For parents, the first few years of a child’s life fly by and before you know it you have to start thinking about schools. There are many reasons to choose one school over another. Location is a big factor, but you also might want a school which consistently achieves good results year after year. However, another factor for choosing a school for your child is if you already have a son or daughter there. It’s more practical and makes pick up and drop off a lot easier. In this article, let’s look at whether siblings should be in the same school.
Should siblings be in the same school?
There are many things to consider. Usually siblings do go to the same school though, as it’s more convenient for the parents. However, it might not always be the right option. Here are some of the pros and cons of siblings attending the same school:
- Convenient and practical. Everyone is busy these days, particularly those with a young family. Having two or more children at different schools just creates more of a headache on the school run in the morning and afternoon. If all the children attend the same school it makes the logistics a lot easier.
- Siblings can support each other. If siblings get on well with each other, they can support each other while they’re at school. This can be very useful if one sibling is more introverted than the other and may need some help from time to time.
- A better relationship with the school. By having more than one child at the same school, you’ll get to know the teachers better as you’ll be in contact with them more often.
- Private school discount. If your first child is already attending a fee paying school, they may give a discount on the fees for the second.
- Priority place. For state schools in the UK, if you already have one child at a school, you are on the priority list for any other siblings attending in future years. This can be very useful if a certain school is in high demand with too many applicants per place.
- School focus. Although some schools pride themselves on being good in all areas; academic, arts and sport, many specialise in just one of these areas. If your oldest sibling is a talented artist, it makes sense to send them to a school which is a strong in this area. For the younger sibling though, it might not be a good idea.
- Being overshadowed by the other sibling. It’s tempting for teachers to compare siblings if they teach both of them. This can create a feeling of inadequacy in one sibling if the other is a high-achieving academic who scores top marks in every subject.
- Lack of independence. While it’s good that siblings can support each other, it’s possible one might rely too much on the other which hinders their development and friendships. This can happen more with twins. In some cases, siblings who aren’t that close can have some advantages!
Should siblings (or twins) be in the same class?
Being in the same school is one thing, but what about the same class, which can happen if you have twins. Some of the advantages of doing this are similar to what I’ve outlined above.
Firstly, it’s even more convenient having both your children in the same class. They both have the same teacher so communication is easier, and they will have the same assignments to do at home which makes things easier for you. The siblings can even work together on a lot of tasks.
Secondly, it can bring out a competitive edge in your siblings, which isn’t a bad thing providing it doesn’t go too far. They can put more effort into various tasks to try and outdo each other.
You have to watch academic performance carefully though because if one sibling is consistently getting worse marks than the other while being in the same class, they can become despondent and less confident. As a parent, it’s important you praise their efforts and recognise the areas where they are strong. One sibling might be better academically, but the other might be more sporty or artistic. In these cases, separate classes might be better.

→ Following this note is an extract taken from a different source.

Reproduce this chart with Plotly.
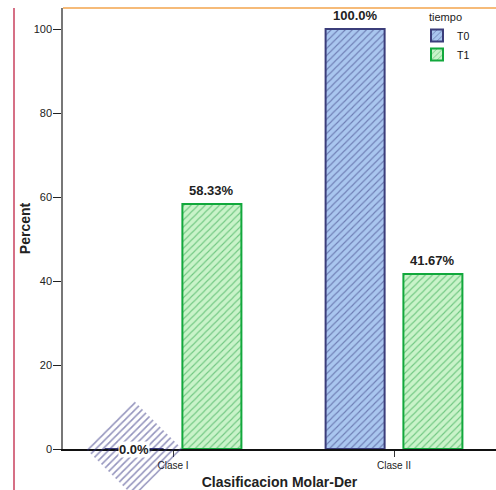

There is no concrete answer as to whether siblings/twins should be in the same class. It’s just best to monitor things carefully. Twins share a special bond and although it might make sense to put them together, they might develop better in separate classes where they can gain more individuality and have their own circle of friends.
This study highlights this conflict. While many experts believe twins will thrive and do better when they are in separate classes, the majority of parents and even some teachers believe it is best to keep them together.
In a new school for young children, and during preschool, the best approach is to probably start them together. There will be less emotional stress as the twins will be able to support each other in this new environment. But as they get older you might find it better to keep them apart.